BkTree::Node::~Node() {
    if( m_firstChild ) 
        delete m_firstChild;
    if( m_nextSibling ) 
        delete m_nextSibling;
}

void BkTree::insert(std::string m_item) {
    if( !m_root ){
        m_size = 1;
        m_root = new Node(m_item, -1);
        return;
    }
    Node *t = m_root;
    while( true ) {
        size_t d = EditDistance( t->m_item, m_item );
        if( !d ) 
            return;
        Node *ch = t->m_firstChild;
        while( ch ) {
            if( ch->m_distToParent == d ) { 
                t = ch; 
                break; 
            }
            ch = ch->m_nextSibling;
        }
        if( !ch ) {
            Node *newChild = new Node(m_item, d);
            newChild->m_nextSibling = t->m_firstChild;
            t->m_firstChild = newChild;
            m_size++;
            break;
        }
    }
}

size_t BkTree::EditDistance( const std::string &left, const std::string &right ) {
    size_t asize = left.size();
    size_t bsize = right.size();
    std::vector<size_t> prevrow(bsize+1);
    std::vector<size_t> thisrow(bsize+1);

    for(size_t i = 0; i <= bsize; i++)
        prevrow[i] = i;

    for(size_t i = 1; i <= asize; i ++) {
        thisrow[0] = i;
        for(size_t j = 1; j <= bsize; j++) {
            thisrow[j] = std::min(prevrow[j-1] + size_t(left[i-1] != right[j-1]), 
                                  1 + std::min(prevrow[j],thisrow[j-1]) );
        }
        std::swap(thisrow,prevrow);
    }
    return prevrow[bsize];
}


void trim(std::string& input_str) {
      if(input_str.empty()) return;
      size_t startIndex = input_str.find_first_not_of(" ");
      size_t endIndex = input_str.find_last_not_of("\r\n");
      std::string temp_str = input_str;
      input_str.erase();
      input_str = temp_str.substr(startIndex, (endIndex-startIndex+ 1) );
}


int main( int argc, char **argv ) {
    BkTree *pDictionary = new BkTree();

    std::ifstream dictFile("D:\\dictionary.txt");

    Timer *t = new Timer("Time Taken to prepare Tree = ");
    std::string line;   
    if (dictFile.is_open()) {
        while (! dictFile.eof() ) {
            std::getline (dictFile,line);
            trim(line);
            pDictionary->insert(line);
        }
        dictFile.close();
    }
    delete t;
    delete pDictionary;
    return 0;
}




class Timer {
public:
    Timer (const std::string &name = "undef");
    ~Timer (void);
private:
    std::string m_name;
    std::clock_t m_started;
protected:
};


Timer::Timer (const std::string &name) : m_name(name), m_started(clock()) {
}
Timer::~Timer (void) {
    double secs = static_cast<double>(std::clock() - m_started) / CLOCKS_PER_SEC;
    std::cout << m_name << ": " << secs << " secs." << std::endl;
}

Solution

  • You can reduce the time by eliminating the I/O. To test your algorithm, remove as many objects out of the equation that are not directly under the control of your program.
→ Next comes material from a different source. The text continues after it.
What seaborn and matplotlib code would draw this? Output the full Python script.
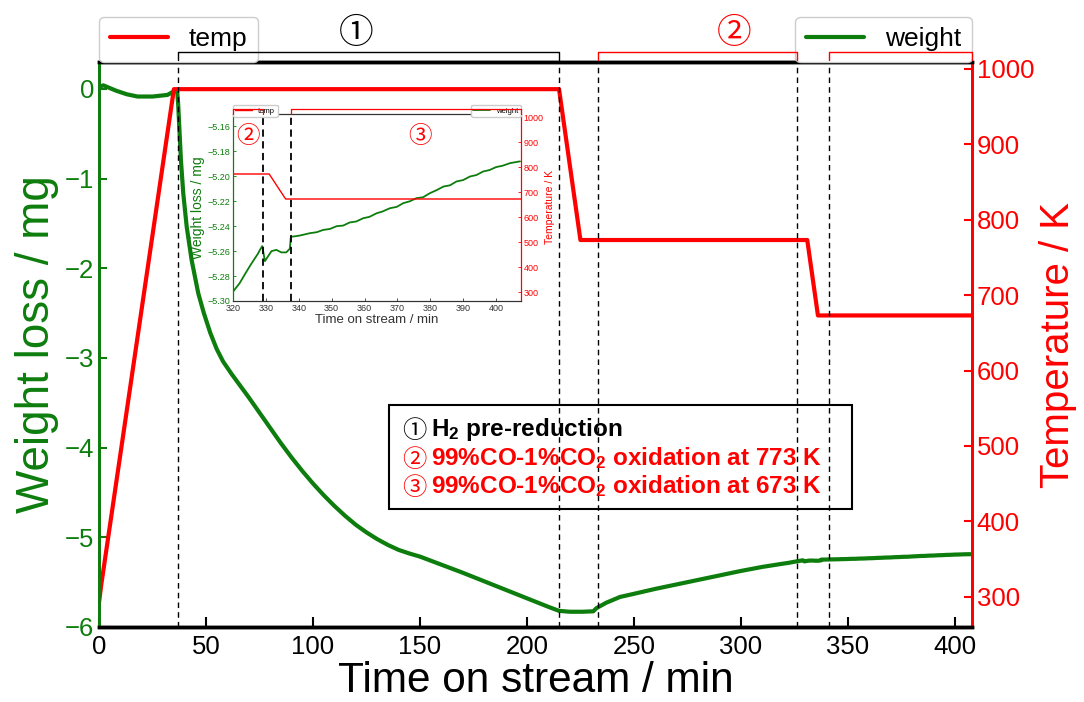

For example, the OS controls the I/O, it is out of your control. An array of constant text removes much OS involvement (the OS still may page the array depending on OS memory allocation).

    Next, most tree structures are data oriented. Their performance times depend on the data. Try three sets of data: sorted ascending, "random", and sorted descending. Note the times for each.

    Look at your loops and factor out any constants. Create temporary variables in loops for constant calculations in inner loops. Remove unnecessary operations.

    Lastly, if your program and algorithm is very robust, work on other projects. Optimize only if necessary.